File :-(, x, )
Anonymous
Dear /an/,

My Roborovski dwarf hamster just fucking escaped, thanks to my girlfriend. (OHMIGOD I WANNA PET IT)

It could be anywhere on this floor, since the stairs are very high. Doubt it could get up them. Pic is not mine, but looks exactly the same.

Please advise.
>> Anonymous
Go look for it...?
>> Anonymous
They're insanely fast. I need a way to catch it without hurting it.
>> Anonymous
release the hounds!
>> Anonymous
     File :-(, x)
>>293191
>> Anonymous
I found mine under the bed
>> Anonymous
They tend to hid under things, be careful of moving things around when looking for it for fear of crushing it.

After dark, wait and see if you can hear it scuttling around, then put some food nearby to lure it out. Have something at the ready to catch it with.
>> Anonymous
>>293189

Throw a box over him? Then you can scoop him up or something with a bowl or whatever.
Or throw a towel over it, should be weighty enough to pin it down.
>> Anonymous
>>293205
>>293203

I got him under a pillow in the couch, caught him in a cardboard box. He chewed through it, and is now somewhere in the room, quarantined.
>> Anonymous
>>He chewed through it

How long did you wait to get him??
>> Anonymous
I lost my hamster Sammy once. He was gone for 2 days then I looked in my closet, heard rustling noise and called out for his name, he came running into my cupped hands! Then I gave him a tummy wub.

But, a good way to catch em is get a bucket or something deep and have it tilted and a ramp up to it. Trail some food to the top and some at the bottom, he'll smell the food and go in and get stuck.

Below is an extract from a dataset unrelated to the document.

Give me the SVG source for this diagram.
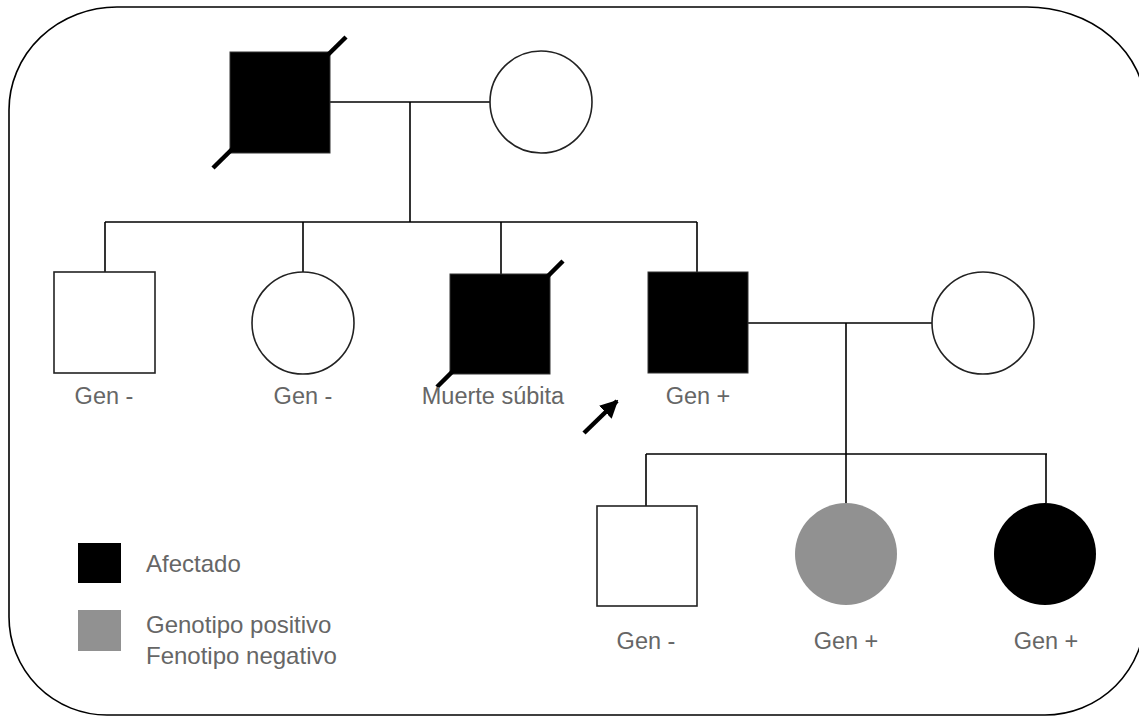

I've heard some cases where people have used flour to find the footprints to their lil hidey hole.
>> Anonymous
put it's cage with some food in it on the floor and leave it overnight. Homsters have a nesting instinct, and will probably try to return of it's own free will. If they run it's because they are curious or scared (if your gf was trying to grab it probably the latter) not because they yearn for freedom.
>> Anonymous
"OHMIGOD I WANNA PET IT"

That's what all the chicks exclaim when they see my juicy, oversized man-penis. And I'm all like like "No way baby, maybe next time." But when it does escape from it's tight, denim incarcerate, it's like a two for one sale at Dairy Queen on an infernal Friday afternoon, and everyone's lips are smeared with frothy white cream.

God, my dick is so motherfucking illustrious.
>> Anonymous
First, take a lot of sunflower seeds from your hamster's food mix, and set 10 in the middle of each room of your house. Try to keep the doors closed and every hour or so, check each supply of seeds to find out what room your hamster is in. If you're fairly certain he's still in your room, ignore this.

Instead, get some kind of tall Rubbermaid container, tank, or something similar. Try to get some type of box that's at least a foot high since they're good jumpers. Then, find a few books and make a 'staircase' up to the edge of the Rubbermaid container. Now, find some kind of long ruler or stick, and tape it to the other end of the Rubbermaid container (so that it hangs over the inside and almost reaches the other side and looks like some kind of diving board), but leave it 3 or more inches away from the top of the 'stairway'. Set some food on the very end of the ruler so that your hamster will try to jump for the food, and end up in the box instead.